Впрочем, подобные наблюдения не исчерпывают всех связей эпиграфа с романом. Вопрос, заключенный в дантовских стихах, предполагал ответ о зарождении любовного чувства Татьяны. В качестве краткой формулы такого ответа предлагался второй эпиграф к третьей главе. Это была строка французского поэта XVIII века Луи Мальфилатра:
Elle était fille, elle etait amoureuso.
Но в процессе становления образа Татьяны столь краткое объяснение, не утратив своего ограниченного значения, оказалось явно недостаточным[317]. Да, чувство Татьяны к Онегину подчинено природной стихии: «Пора пришла, она влюбилась» (VI, 54).

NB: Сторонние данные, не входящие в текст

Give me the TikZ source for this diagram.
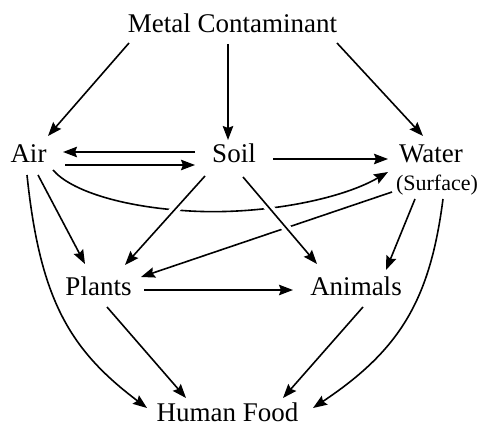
\documentclass[tikz,border=0pt]{standalone}
\usepackage{fontspec}
\setmainfont{Liberation Serif}
\usetikzlibrary{arrows.meta,calc}
\begin{document}
\begin{tikzpicture}[x=1pt,y=-1pt,
  lbl/.style={inner sep=0pt,anchor=base,font=\fontsize{27}{31}\selectfont},
  small/.style={inner sep=0pt,anchor=base,font=\fontsize{22}{26}\selectfont},
  arr/.style={line width=1.6pt,-{Stealth[length=14pt,width=10.5pt,inset=2pt]}}]
\useasboundingbox (0,0) rectangle (480,428);
\node[lbl] (meta) at (232.5,33) {Metal Contaminant};
\node[lbl] (air) at (28.5,162) {Air};
\node[lbl] (soil) at (234,163) {Soil};
\node[lbl] (water) at (431,163) {Water};
\node[small] (surf) at (437,190) {(Surface)};
\node[lbl] (plants) at (98.5,295) {Plants};
\node[lbl] (animals) at (356,295) {Animals};
\node[lbl] (food) at (227.5,421) {Human Food};
% from metal
\draw[arr] ($(meta.base)+(-103.5,10)$) -- ($(air.base)+(19.5,-26)$);
\draw[arr] ($(meta.base)+(-4.5,11)$) -- ($(soil.base)+(-6,-23)$);
\draw[arr] ($(meta.base)+(104.5,10)$) -- ($(water.base)+(-8,-27)$);
% air <-> soil
\draw[arr] ($(soil.base)+(-39,-11)$) -- ($(air.base)+(34.5,-10)$);
\draw[arr] ($(air.base)+(36.5,3)$) -- ($(soil.base)+(-39,2)$);
\draw[arr] ($(soil.base)+(39,-4)$) -- ($(water.base)+(-43,-4)$);
% air -> water curve
\draw[arr] ($(air.base)+(24.5,8)$) .. controls (70,190) and (120,207) .. (190,211)
  .. controls (260,215) and (340,200) .. ($(water.base)+(-43,9)$);
% water -> plants
\draw[arr] ($(surf.base)+(-45,2)$) -- ($(plants.base)+(42.5,-18)$);
% soil -> plants / animals (on top)
\draw[arr,preaction={draw=white,line width=9pt,-,shorten <=30pt,shorten >=55pt}]
  ($(soil.base)+(-29,13)$) -- ($(plants.base)+(26.5,-30)$);
\draw[arr,preaction={draw=white,line width=9pt,-,shorten <=25pt,shorten >=34pt}]
  ($(soil.base)+(9,14)$) -- ($(animals.base)+(-39,-31)$);
% water -> animals, food
\draw[arr] ($(surf.base)+(-22,9)$) -- ($(animals.base)+(30,-25)$);
\draw[arr] ($(surf.base)+(6,9)$) .. controls (430,300) and (400,350) .. ($(food.base)+(85.5,-13)$);
% air -> plants, food
\draw[arr] ($(air.base)+(9.5,13)$) -- ($(plants.base)+(-13.5,-31)$);
\draw[arr] ($(air.base)+(-1.5,13)$) .. controls (40,300) and (70,350) .. ($(food.base)+(-80.5,-13)$);
% plants, animals
\draw[arr] ($(plants.base)+(45.5,-5)$) -- ($(animals.base)+(-63,-5)$);
\draw[arr] ($(plants.base)+(8.5,12)$) -- ($(food.base)+(-41.5,-23)$);
\draw[arr] ($(animals.base)+(7,12)$) -- ($(food.base)+(55.5,-23)$);
\end{tikzpicture}
\end{document}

И все же,
Воображаясь героиней
Своих возлюбленных творцов,
Кларисой, Юлией, Дельфиной,
Татьяна в тишине лесов
Одна с опасной книгой бродит,
Она в ней ищет и находит
Свой тайный жар, свои мечты…
Эти стихи вновь отсылают нас к истории Паоло и Франчески, которым книга о Ланчелоте раскрыла «тайный зов страстей», стала их Галеотом[318]. На страницах романа перекличка с пятой песней «Ада» встретится еще и в четвертой главе, где Ленский читает Ольге нравоучительный роман, – но уже в легком, ироническом плане:
А между тем две, три страницы
(Пустые бредни, небылицы,
Опасные для сердца дев)
Он пропускает, покраснев.
В пародийном ключе прозвучит в романе и популярный на всех языках дантовский стих “Lasciate ogni speranza; voi ch'entrate”, понадобившийся поэту для характеристики петербургских дам:
Над их бровями надпись ада:
Оставь надежду навсегда.
В близком пушкинскому контексту он был употреблен французские писателем XVIII века Никола Шамфором, читателем которого был не только автор романа, но и главный герой (см.: VI, 183). Этот знаменитый остроумец признавался, что не любит непогрешимых женщин, чуждых какой-либо слабости. «Мне кажется, – говорил он, – что на их дверях я вижу стих Данте над входом в ад»[319].